What This Chapter Is About
Regulations for voluntary dedications to the LORD: assessed values for persons, animals, houses, and land dedicated by vow. Provisions allow redemption (buying back) of most dedications by adding twenty percent. Permanently devoted things (cherem) and tithes cannot be redeemed. The chapter closes Leviticus.
What Makes This Chapter Remarkable
The erekh ("assessed value") system converts devotional impulse into manageable obligation -- a person who vows to dedicate themselves or a family member can pay a standardized monetary equivalent instead. The sliding scale by age and sex reflects economic capacity, not human worth. The cherem ("devoted thing") is the most extreme form of dedication: irrevocable and belonging entirely to God, it cannot be bought back.
Translation Friction
We rendered yaphli neder ("makes an extraordinary vow") to capture the force of pala ("to be wonderful, to set apart") -- this is no casual promise. The erekh system's differing valuations by sex required careful notes explaining that these are economic assessments in an agrarian context, not statements about inherent dignity.
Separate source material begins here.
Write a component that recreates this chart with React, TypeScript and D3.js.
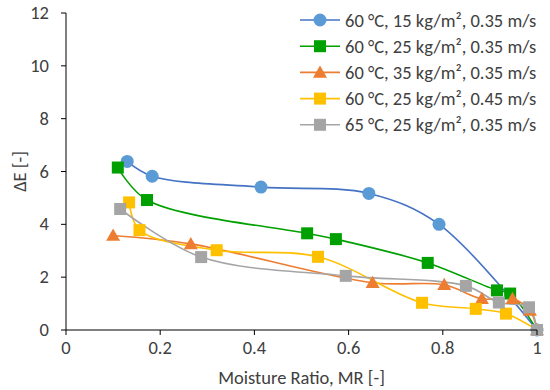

The term cherem ("devoted thing," v28) carries both sacred and destructive connotations (the same word describes the ban on Jericho in Josh 6:17), and we rendered it to preserve its severity.
Connections
Hannah's dedication of Samuel (1 Sam 1:11, 28) illustrates the personal vow. Jephthah's vow (Judg 11:30-39) shows the danger of rash dedications. The tithe legislation (vv 30-33) connects to Gen 14:20 (Abraham's tithe to Melchizedek) and Mal 3:8-10 ("will a man rob God?"). The cherem concept connects to the conquest narratives of Joshua. The chapter's placement as an appendix after the blessings and curses of ch 26 mirrors Deuteronomy's structure.